Brexit Signals Difficult Times Ahead: More Questions Than Answers After May Speech

Today’s speech by British Prime Minister Theresa May did not fully succeed in shedding clarity about Brexit by outlining a definite no to membership in the single market.

In light of May’s warning vis-à-vis a punitive deal by EU member states and the “calamitous” consequences for Europe, former Danish Prime Minister and NATO Secretary General, Anders Fogh Rasmussen, founder and Chairman of Rasmussen Global says:

– “Today’s speech by Theresa May raises more questions than it answers. There are significant geopolitical implications not just for Britain but for the EU as well. Northern European countries like Denmark will need to navigate between their economic ties to Continental Europe and their belonging to the EU, and their natural alignment with the UK on issues like trade. It could pose a real dilemma for those countries.”

The British Prime Minister spelled out twelve detailed objectives, including as much access to the single market as possible, immigration control, and cooperation with the EU on defense and fighting terrorism.

Specifically on the latter, Mr. Rasmussen gives an important warning:

– “Security should not become collateral damage in what may be a hard Brexit. Given UK’s capabilities, its efforts in combating terrorism and strong stance on Russia, it would be a real lose-lose if both the EU and the UK allow security to get caught in the crossfire.”

With a view towards the new Trump administration in the U.S., Mr. Rasmussen is cautious vis-à-vis the way in which Trump has injected himself into the Brexit debate:

– “With Trump’s interest in the Brexit, what we are very likely to see is not a negotiation between EU27 and the UK but rather a 27+1+1. It is both an opportunity for all or a recipe for disaster.”

Former British Ambassador to the EU and U.S., and former National Security Adviser, Sir Nigel Sheinwald, Senior Advisor at Rasmussen Global, is also critical about the UK strategy towards carrying this through, saying:

– “Mrs. May’s speech today added little to our understanding of her negotiating strategy.  It’s been obvious since she took office that she wanted Britain to leave the single market and construct a bespoke new relationship with the EU.

British business and the City will be relieved to have some more detail today from Mrs. May, but are still apprehensive because we will be doing away with the passport for financial services and other single market tools without any clear replacement.  Some are bound to continue with contingency plans to move parts of their business from the UK while the situation remains so unclear”.

As part of her strategy, Mrs. May made it clear that the UK will either seek a new customs agreement or become an “associate member” of the customs union. It would seek tariff free trade but without being bound by external tariffs.

The Prime Minister warned against living in a “political purgatory” and therefore needing an agreement before the end of Article 50, and she spoke of a phased process of implementation to avoid a disruptive cliff edge.
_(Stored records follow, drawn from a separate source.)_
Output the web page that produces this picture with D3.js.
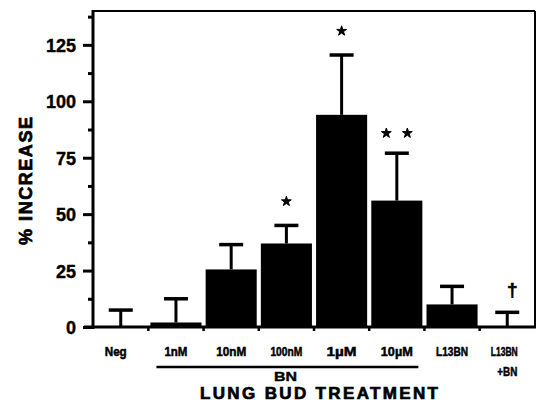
<!DOCTYPE html>
<html>
<head>
<meta charset="utf-8">
<script src="https://cdn.jsdelivr.net/npm/d3@7/dist/d3.min.js"></script>
<style>
  body { margin: 0; background: #fff; }
  svg text { font-family: "Liberation Sans", Arial, sans-serif; font-weight: bold; fill: #000; }
</style>
</head>
<body>
<div id="chart"></div>
<script>
const categories = ["Neg", "1nM", "10nM", "100nM", "1\u00b5M", "10\u00b5M", "L13BN", "L13BN+BN"];
const labelLines = [["Neg"], ["1nM"], ["10nM"], ["100nM"], ["1\u00b5M"], ["10\u00b5M"], ["L13BN"], ["L13BN", "+BN"]];
const means = [0, 2, 25.5, 37, 94, 56, 10, 0];
const errors = [7.5, 10.5, 11, 8, 26.5, 21, 8, 6.5];
const marks = ["", "", "", "*", "*", "* *", "", "\u2020"];
const yTicks = [0, 25, 50, 75, 100, 125];
const yMinorTicks = [12.5, 37.5, 62.5, 87.5, 112.5, 137.5];
const groupStart = "1nM", groupEnd = "10\u00b5M", groupLabel = "BN";
const xTitle = "LUNG BUD TREATMENT", yTitle = "% INCREASE";

const width = 543, height = 408;
const margin = { top: 11, right: 8, bottom: 81, left: 93 };

const svg = d3.select("#chart").append("svg")
  .attr("width", width).attr("height", height);

const x = d3.scaleBand().domain(categories)
  .range([margin.left, width - margin.right])
  .paddingInner(0.075).paddingOuter(0.04);
const y = d3.scaleLinear().domain([0, 140]).range([height - margin.bottom, margin.top]);

const step = x.step();
const plotL = margin.left, plotR = width - margin.right;
const plotT = margin.top, plotB = height - margin.bottom;

// bars
svg.selectAll("rect.bar").data(categories).enter().append("rect")
  .attr("x", d => x(d)).attr("width", x.bandwidth())
  .attr("y", (d, i) => y(means[i]))
  .attr("height", (d, i) => y(0) - y(means[i]))
  .attr("fill", "#000");

// error bars
const eb = svg.selectAll("g.err").data(categories).enter().append("g");
eb.append("line")
  .attr("x1", d => x(d) + x.bandwidth() / 2).attr("x2", d => x(d) + x.bandwidth() / 2)
  .attr("y1", (d, i) => y(means[i])).attr("y2", (d, i) => y(means[i] + errors[i]))
  .attr("stroke", "#000").attr("stroke-width", 3);
eb.append("line")
  .attr("x1", d => x(d) + x.bandwidth() / 2 - 12).attr("x2", d => x(d) + x.bandwidth() / 2 + 12)
  .attr("y1", (d, i) => y(means[i] + errors[i])).attr("y2", (d, i) => y(means[i] + errors[i]))
  .attr("stroke", "#000").attr("stroke-width", 3.5);

// significance marks
const star = d3.symbol().type(d3.symbolStar).size(30);
categories.forEach((c, i) => {
  const m = marks[i];
  if (!m) return;
  const cx = x(c) + x.bandwidth() / 2;
  const cy = y(means[i] + errors[i]) - 24;
  if (m === "*") {
    svg.append("path").attr("d", star).attr("transform", `translate(${cx},${cy})`)
      .attr("fill", "#000").attr("stroke", "#000").attr("stroke-width", 1).attr("stroke-linejoin", "round");
  } else if (m === "* *") {
    [-10.5, 10.5].forEach(dx =>
      svg.append("path").attr("d", star).attr("transform", `translate(${cx + dx},${cy + 4})`)
        .attr("fill", "#000").attr("stroke", "#000").attr("stroke-width", 1).attr("stroke-linejoin", "round"));
  } else {
    svg.append("text").attr("x", cx + 5).attr("y", cy + 8)
      .attr("text-anchor", "middle").style("font-size", "19px")
      .attr("stroke", "#000").attr("stroke-width", 0.6).text(m);
  }
});

// frame
svg.append("line").attr("x1", plotL).attr("x2", plotR).attr("y1", plotT).attr("y2", plotT)
  .attr("stroke", "#000").attr("stroke-width", 2);
svg.append("line").attr("x1", plotR).attr("x2", plotR).attr("y1", plotT).attr("y2", plotB)
  .attr("stroke", "#000").attr("stroke-width", 2);
svg.append("line").attr("x1", plotL).attr("x2", plotL).attr("y1", plotT - 1).attr("y2", plotB + 2)
  .attr("stroke", "#000").attr("stroke-width", 3);
svg.append("line").attr("x1", plotL - 9).attr("x2", plotR + 1).attr("y1", plotB).attr("y2", plotB)
  .attr("stroke", "#000").attr("stroke-width", 3);

// y axis
const yAxis = d3.axisLeft(y).tickValues(yTicks).tickSize(10).tickPadding(7).tickFormat(d3.format("d"));
const gy = svg.append("g").attr("transform", `translate(${plotL},0)`).call(yAxis);
gy.select(".domain").remove();
gy.selectAll(".tick line").attr("stroke-width", 3);
gy.selectAll(".tick text").style("font-size", "18px").style("font-family", "Liberation Sans, Arial, sans-serif")
  .style("font-weight", "bold").attr("dy", "0.36em")
  .attr("stroke", "#000").attr("stroke-width", 0.4);
const gyMinor = svg.append("g").attr("transform", `translate(${plotL},0)`)
  .call(d3.axisLeft(y).tickValues(yMinorTicks).tickSize(5).tickFormat(""));
gyMinor.select(".domain").remove();
gyMinor.selectAll(".tick line").attr("stroke-width", 3);

// x boundary ticks
const bounds = categories.map(c => x(c) - step * x.paddingInner() / 2).slice(1);
svg.selectAll("line.xt").data(bounds).enter().append("line")
  .attr("x1", d => d).attr("x2", d => d).attr("y1", plotB).attr("y2", plotB + 4)
  .attr("stroke", "#000").attr("stroke-width", 2.5);

// x labels
const narrow = "'Liberation Sans Narrow', 'Liberation Sans', Arial, sans-serif";
const labelWidths = [22, 23, 30, 32, 30, 32, 32, 27];
const labelShift = [-5, 0, 0, 0, 0, 0, 0, -3];
const lg = svg.selectAll("g.xl").data(categories).enter().append("g");
lg.each(function (c, i) {
  const g = d3.select(this);
  labelLines[i].forEach((t, k) => {
    const w = k === 0 ? labelWidths[i] : 20;
    g.append("text")
      .attr("x", x(c) + x.bandwidth() / 2 + (k === 1 ? 0 : labelShift[i]))
      .attr("y", plotB + 29 + k * 20)
      .attr("text-anchor", "middle")
      .attr("textLength", w).attr("lengthAdjust", "spacingAndGlyphs")
      .attr("stroke", "#000").attr("stroke-width", 0.5)
      .style("font-family", narrow).style("font-size", "12.5px")
      .text(t);
  });
});

// group line and label
const gx1 = x(groupStart) + 6, gx2 = x(groupEnd) + x.bandwidth() - 4;
svg.append("line").attr("x1", gx1).attr("x2", gx2).attr("y1", plotB + 40).attr("y2", plotB + 40)
  .attr("stroke", "#000").attr("stroke-width", 2.5);
svg.append("text").attr("x", (gx1 + gx2) / 2 - 2).attr("y", plotB + 54)
  .attr("text-anchor", "middle").style("font-size", "12.5px")
  .attr("stroke", "#000").attr("stroke-width", 0.4)
  .attr("textLength", 23).attr("lengthAdjust", "spacingAndGlyphs").text(groupLabel);

// axis titles
svg.append("text").attr("x", 319).attr("y", plotB + 72)
  .attr("text-anchor", "middle").style("font-size", "17px")
  .attr("stroke", "#000").attr("stroke-width", 0.7)
  .attr("textLength", 238).attr("lengthAdjust", "spacing").text(xTitle);
svg.append("text").attr("transform", `translate(32,181) rotate(-90)`)
  .attr("text-anchor", "middle").style("font-size", "18px")
  .attr("stroke", "#000").attr("stroke-width", 0.7)
  .attr("textLength", 128).attr("lengthAdjust", "spacing").text(yTitle);
</script>
</body>
</html>
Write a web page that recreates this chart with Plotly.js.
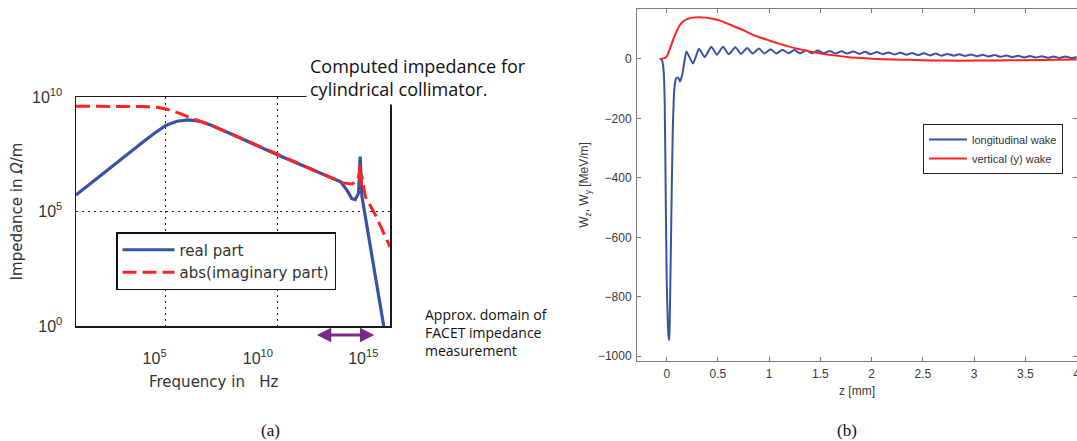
<!DOCTYPE html>
<html>
<head>
<meta charset="utf-8">
<script src="https://cdn.plot.ly/plotly-3.0.1.min.js"></script>
<style>html,body{margin:0;padding:0;background:#fff;}#chart{width:1077px;height:441px;}</style>
</head>
<body>
<div id="chart"></div>
<script>
// ---------- Panel (a): impedance, values as log10 ----------
const realLogF = [1.0, 2.0, 3.0, 4.0, 4.5, 5.0, 5.5, 6.0, 6.5, 7.0, 8.0, 9.0, 10.0, 11.0, 12.0, 12.8, 13.1, 13.3, 13.45, 13.6, 13.67, 13.71, 13.75, 14.72];
const realLogZ = [5.72, 6.5, 7.3, 8.05, 8.42, 8.76, 8.94, 9.0, 8.95, 8.78, 8.35, 7.9, 7.47, 7.05, 6.63, 6.3, 5.9, 5.56, 5.52, 5.8, 7.4, 5.9, 5.65, 0.0];
const imagLogF = [1.0, 2.0, 3.0, 4.0, 4.6, 5.0, 5.5, 6.0, 6.5, 7.0, 8.0, 9.0, 10.0, 11.0, 12.0, 12.5, 12.9, 13.3, 13.55, 13.64, 13.67, 13.7, 13.73, 13.9, 14.35, 15.0];
const imagLogZ = [9.6, 9.6, 9.6, 9.58, 9.55, 9.48, 9.33, 9.13, 8.95, 8.78, 8.35, 7.9, 7.47, 7.05, 6.63, 6.42, 6.25, 6.2, 6.35, 6.7, 7.0, 6.0, 6.6, 5.65, 4.85, 3.46];
const freqTickExp = [5, 10, 15];
const impTickExp = [0, 5, 10];
const facetDomainHz = [4.7e11, 2.0e14];

// ---------- Panel (b): wakes ----------
const zLong = [-0.06, -0.045, -0.03, -0.02, -0.01, 0.0, 0.01, 0.02, 0.025, 0.03, 0.04, 0.05, 0.06, 0.075, 0.09, 0.11, 0.13, 0.15, 0.17, 0.192, 0.257, 0.315, 0.37, 0.435, 0.49, 0.549, 0.605, 0.669, 0.725, 0.785, 0.84, 0.90, 0.955, 1.015, 1.07, 1.13, 1.19, 1.245, 1.30, 1.36, 1.42, 1.475, 1.53, 1.59, 1.65, 1.705, 1.76, 1.82, 1.88, 1.935, 1.99, 2.05, 2.11, 2.165, 2.22, 2.28, 2.34, 2.395, 2.45, 2.51, 2.57, 2.625, 2.68, 2.74, 2.80, 2.855, 2.91, 2.97, 3.03, 3.085, 3.14, 3.2, 3.26, 3.315, 3.37, 3.43, 3.49, 3.545, 3.60, 3.66, 3.72, 3.775, 3.83, 3.89, 3.95, 4.0];
const wLong = [0, -5, -40, -140, -450, -750, -880, -940, -945, -870, -650, -420, -230, -100, -66, -62, -76, -55, -15, 25, -15, 34, 6, 41, 14, 41, 16, 39, 17, 37, 18, 35, 18, 33, 18, 31, 19, 30, 19, 29, 19, 28, 19, 27, 18, 26, 18, 25, 17, 24, 16, 23, 16, 22, 15, 21, 14, 20, 13, 19, 12, 18, 11, 17, 11, 16, 10, 15, 9, 14, 8, 13, 7, 12, 6, 11, 5, 10, 5, 9, 4, 8, 3, 8, 3, 7];
const zVert = [-0.07, -0.03, 0.0, 0.02, 0.045, 0.07, 0.095, 0.13, 0.16, 0.2, 0.25, 0.31, 0.38, 0.45, 0.52, 0.62, 0.74, 0.87, 1.0, 1.12, 1.23, 1.36, 1.49, 1.63, 1.78, 1.9, 2.04, 2.2, 2.37, 2.6, 2.86, 3.2, 3.5, 3.8, 4.0];
const wVert = [0, 2, 8, 25, 47, 72, 92, 115, 126, 134, 139, 140, 139, 135, 129, 115, 98, 77, 62, 49, 38, 28, 19, 12, 6, 3, 0, -2, -3, -5, -6, -5, -4, -3, -2];
const wakeTicksY = [0, -200, -400, -600, -800, -1000];
const wakeTicksX = [0, 0.5, 1, 1.5, 2, 2.5, 3, 3.5, 4];

const pw = v => Math.pow(10, v);
const BLUE = '#3a52a6', RED = '#ff2222';
const fa = 'DejaVu Sans, sans-serif';
const fb = 'Liberation Sans, Arial, sans-serif';

const traces = [
  {x: realLogF.map(pw), y: realLogZ.map(pw), type: 'scatter', mode: 'lines', name: 'real part',
   line: {color: BLUE, width: 3.2}, xaxis: 'x', yaxis: 'y', legend: 'legend'},
  {x: imagLogF.map(pw), y: imagLogZ.map(pw), type: 'scatter', mode: 'lines', name: 'abs(imaginary part)',
   line: {color: RED, width: 3, dash: '14px,6px'}, xaxis: 'x', yaxis: 'y', legend: 'legend'},
  {x: zLong, y: wLong, type: 'scatter', mode: 'lines', name: 'longitudinal wake',
   line: {color: BLUE, width: 2, shape: 'spline', smoothing: 0.5}, xaxis: 'x2', yaxis: 'y2', legend: 'legend2'},
  {x: zVert, y: wVert, type: 'scatter', mode: 'lines', name: 'vertical (y) wake',
   line: {color: RED, width: 2, shape: 'spline', smoothing: 0.6}, xaxis: 'x2', yaxis: 'y2', legend: 'legend2'}
];

const W = 1077, H = 441;
const px = v => v / W, py = v => (H - v) / H;
// trailing padding so the "10^n" labels sit left of their tick, as in the original
const padCount = {5: 5, 10: 9, 15: 12};
const pad = n => '&nbsp;'.repeat(n);

const layout = {
  width: W, height: H,
  margin: {l: 0, r: 0, t: 0, b: 0},
  paper_bgcolor: '#fff', plot_bgcolor: '#fff',
  showlegend: true,
  xaxis: {
    type: 'log', domain: [px(76), px(390)], range: [1, 15], anchor: 'y',
    tickvals: freqTickExp.map(pw), ticktext: freqTickExp.map(e => '10<sup>' + e + '</sup>' + pad(padCount[e])),
    ticks: '', ticklabelstandoff: 17, ticklabeloverflow: 'allow',
    tickfont: {family: fb, size: 16, color: '#333'},
    showline: true, mirror: true, linecolor: '#1a1a1a', linewidth: 1.5,
    showgrid: true, gridcolor: '#222', gridwidth: 1, griddash: '2px,4px', zeroline: false
  },
  yaxis: {
    type: 'log', domain: [py(326), py(97)], range: [0, 10], anchor: 'x',
    tickvals: impTickExp.map(pw), ticktext: impTickExp.map(e => '10<sup>' + e + '</sup>'),
    ticks: '', ticklabelstandoff: 9,
    tickfont: {family: fb, size: 16, color: '#333'},
    showline: true, mirror: true, linecolor: '#1a1a1a', linewidth: 1.5,
    showgrid: true, gridcolor: '#222', gridwidth: 1, griddash: '2px,4px', zeroline: false,
    title: {text: 'Impedance in <i>Ω</i>/m', font: {family: fa, size: 15, color: '#333'}, standoff: 6}
  },
  xaxis2: {
    domain: [px(637), 1], range: [-0.29, 4.004], anchor: 'y2',
    tickvals: wakeTicksX, ticks: 'inside', ticklen: 4, tickcolor: '#777', tickwidth: 1,
    tickfont: {family: fb, size: 12, color: '#3a3a3a'}, ticklabelstandoff: 2,
    ticklabeloverflow: 'allow',
    showline: true, mirror: 'ticks', linecolor: '#7a7a7a', linewidth: 1,
    showgrid: false, zeroline: false,
    title: {text: 'z [mm]', font: {family: fb, size: 12, color: '#3a3a3a'}, standoff: 6}
  },
  yaxis2: {
    domain: [py(361), py(9)], range: [-1016, 168], anchor: 'x2',
    tickvals: wakeTicksY, ticks: 'inside', ticklen: 4, tickcolor: '#777', tickwidth: 1,
    tickfont: {family: fb, size: 12, color: '#3a3a3a'}, ticklabelstandoff: 2,
    showline: true, mirror: 'ticks', linecolor: '#7a7a7a', linewidth: 1,
    showgrid: false, zeroline: false,
    title: {text: 'W<sub>z</sub>, W<sub>y</sub> [MeV/m]', font: {family: fb, size: 12, color: '#3a3a3a'}, standoff: 6}
  },
  legend: {
    x: px(116), y: py(232), xanchor: 'left', yanchor: 'top',
    bgcolor: '#fff', bordercolor: '#111', borderwidth: 1.5,
    font: {family: fa, size: 15, color: '#333'}, itemwidth: 52, tracegroupgap: 0
  },
  legend2: {
    x: px(923), y: py(124), xanchor: 'left', yanchor: 'top',
    bgcolor: '#fff', bordercolor: '#222', borderwidth: 1,
    font: {family: fb, size: 11, color: '#333'}, itemwidth: 38
  },
  annotations: [
    {xref: 'paper', yref: 'paper', x: px(306), y: py(50), xanchor: 'left', yanchor: 'top', align: 'left',
     text: 'Computed impedance for<br>cylindrical collimator.', showarrow: false,
     bgcolor: '#fff', borderpad: 3, font: {family: 'Open Sans, sans-serif', size: 18, color: '#111'}},
    {xref: 'paper', yref: 'paper', x: px(423), y: py(303), xanchor: 'left', yanchor: 'top', align: 'left',
     text: 'Approx. domain of<br>FACET impedance<br>measurement', showarrow: false,
     bgcolor: '#fff', font: {family: 'Open Sans, sans-serif', size: 14, color: '#111'}},
    {xref: 'paper', yref: 'paper', x: px(214), y: py(382), xanchor: 'center', yanchor: 'middle',
     text: 'Frequency in&nbsp;&nbsp; Hz', showarrow: false, font: {family: fa, size: 15, color: '#333'}},
    {xref: 'x', yref: 'paper', x: Math.log10(facetDomainHz[1]), y: py(335),
     axref: 'x', ayref: 'pixel', ax: Math.log10(facetDomainHz[0]), ay: 0,
     text: '', showarrow: true, arrowside: 'end+start', arrowhead: 2, arrowsize: 0.9, arrowwidth: 3.2,
     arrowcolor: '#7b2a8c', standoff: 0, startstandoff: 0},
    {xref: 'paper', yref: 'paper', x: px(270), y: py(430), xanchor: 'center', yanchor: 'middle',
     text: '(a)', showarrow: false, font: {family: 'Liberation Serif, serif', size: 17, color: '#111'}},
    {xref: 'paper', yref: 'paper', x: px(847), y: py(430), xanchor: 'center', yanchor: 'middle',
     text: '(b)', showarrow: false, font: {family: 'Liberation Serif, serif', size: 17, color: '#111'}}
  ]
};

Plotly.newPlot('chart', traces, layout, {staticPlot: true, displayModeBar: false});
</script>
</body>
</html>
To that, Sir Nigel Scheinwald remarks:

– “Today’s speech still leaves us with two credible scenarios for Brexit.  The first is a disorderly, disagreed Brexit, with gaps impossible to bridge on both the divorce terms and new relationship, and an improbable two-year window to settle everything.  The second is a realistic timetable – two years for Article 50, a transitional period while the new relationship is worked through, and a final deal some years later. Ideally we would stay in the Customs Union during that interim phase; and there could be standstill in terms of single market access or a phased transition rather a cliff edge, as Mrs. May hinted. I hope the British Government is moving hesitantly towards the second, and will show sufficient flexibility and focus on our economy’s long term needs to avoid the first.

But there are two fundamental flaws in the Government’s approach.  First, it remains willfully optimistic about the timetable for the negotiations, and still has not faced up to the difficulty of seeking the highest level of access to the European market for our goods and services, while prioritizing new controls on immigration and an end to ECJ jurisdiction.  Mrs. May gives us no clue how this conflict can be managed, and is still unwilling to embrace the need for a proper transitional period between Exit and the conclusion of a deal on the future relationship between Britain and the EU.

Second, Mrs. May fails to recognize that British trade access to, and political influence in, the rest of Europe will remain central to the way we are seen in the rest of the world. ‘Global Britain’ will remain an empty slogan if we end up with a harsh or disorderly Brexit which leaves our relationship with our biggest market and long-standing political partners in tatters.  Mrs. May rightly talked today about the political values we share with our European allies.  That includes keeping international trade open, a strong NATO,  a determined and principled resistance to Russian aggression in Eastern Europe and interference in our countries – issues on which our government needs to work with EU partners to moderate the incoming U.S. President’s policies. While Mr. Trump’s positive interest in the UK is to be welcomed, the May Government need to be careful to think about Britain’s long term interests.“

Sir Nigel Scheinwald concludes that the Brexit process signals difficult times ahead:

– “It seems unlikely that the rest of the EU will find enough in today’s speech to make them adopt a more constructive approach to the negotiations.  The elections in several EU countries have contributed to a hardening of positions towards the UK.”